┏━━
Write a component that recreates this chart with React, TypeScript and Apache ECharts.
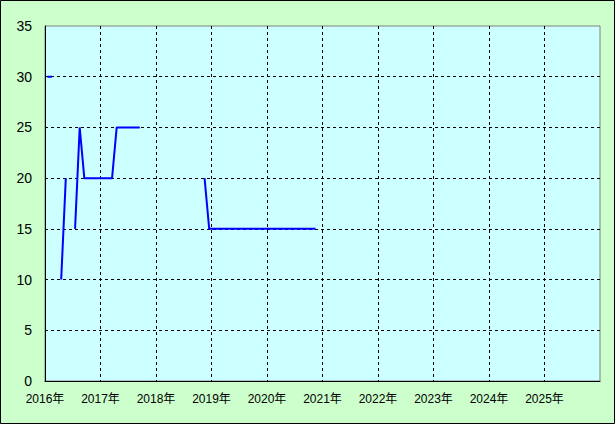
import React, { useEffect, useRef } from "react";
import * as echarts from "echarts";

// Monthly values starting January 2016 (null = no data)
const startYear = 2016;
const values2016: (number | null)[] = [30, 30, null, 10, 20, null, 15, 25, 20, 20, 20, 20];
const values2017: (number | null)[] = [20, 20, 20, 25, 25, 25, 25, 25, 25, null, null, null];
const values2018: (number | null)[] = [null, null, null, null, null, null, null, null, null, null, 20, 15];
const values2019: (number | null)[] = [15, 15, 15, 15, 15, 15, 15, 15, 15, 15, 15, 15];
const values2020: (number | null)[] = [15, 15, 15, 15, 15, 15, 15, 15, 15, 15, 15];
const yearTicks = [2016, 2017, 2018, 2019, 2020, 2021, 2022, 2023, 2024, 2025, 2026];
const yTicks = [0, 5, 10, 15, 20, 25, 30, 35];

const monthly = [...values2016, ...values2017, ...values2018, ...values2019, ...values2020];

export default function App() {
  const ref = useRef<HTMLDivElement>(null);
  useEffect(() => {
    if (!ref.current) return;
    const chart = echarts.init(ref.current, null, { renderer: "svg" });
    const data = monthly.map((v, i) => [startYear + (i + 0.5) / 12, v]);
    const font = "'Liberation Sans', 'Noto Sans CJK JP', sans-serif";
    chart.setOption({
      animation: false,
      backgroundColor: "#CCFFCC",
      graphic: [
        {
          type: "rect",
          shape: { x: 0.5, y: 0.5, width: 614, height: 423 },
          style: { fill: "none", stroke: "#000", lineWidth: 1 },
          silent: true,
          z: 100,
        },
      ],
      grid: {
        left: 45,
        top: 26,
        right: 15,
        bottom: 43,
        show: true,
        backgroundColor: "#CCFFFF",
        borderColor: "#808080",
        borderWidth: 1,
      },
      xAxis: {
        type: "value",
        min: yearTicks[0],
        max: yearTicks[yearTicks.length - 1],
        interval: 1,
        axisLine: { show: true, onZero: false, lineStyle: { color: "#000", width: 1 } },
        axisTick: { show: false },
        splitLine: {
          show: true,
          showMinLine: false,
          showMaxLine: false,
          lineStyle: { color: "#000", type: [3, 3], width: 1 },
        },
        axisLabel: {
          color: "#000",
          fontSize: 12,
          fontFamily: font,
          margin: 12,
          showMaxLabel: false,
          formatter: (v: number) => `${v}年`,
        },
      },
      yAxis: {
        type: "value",
        min: yTicks[0],
        max: yTicks[yTicks.length - 1],
        interval: 5,
        axisLine: { show: true, lineStyle: { color: "#000", width: 1 } },
        axisTick: { show: false },
        splitLine: {
          show: true,
          showMinLine: false,
          showMaxLine: false,
          lineStyle: { color: "#000", type: [3, 3], width: 1 },
        },
        axisLabel: {
          color: "#000",
          fontSize: 14,
          fontFamily: font,
          margin: 13,
        },
      },
      series: [
        {
          type: "line",
          data,
          showSymbol: false,
          symbol: "none",
          connectNulls: false,
          lineStyle: { color: "#0000FF", width: 2 },
          itemStyle: { color: "#0000FF" },
        },
      ],
    });
    return () => chart.dispose();
  }, []);
  return (
    <div
      ref={ref}
      style={{ position: "fixed", left: 0, top: 0, width: 615, height: 424 }}
    />
  );
}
┗━━
### Instruction
Write out each line of the listing above, exactly, from its first line to the line holding "import * as", inclusive. Skip the pictures.

### Answer
Write a component that recreates this chart with React, TypeScript and Apache ECharts.
import React, { useEffect, useRef } from "react";
import * as echarts from "echarts";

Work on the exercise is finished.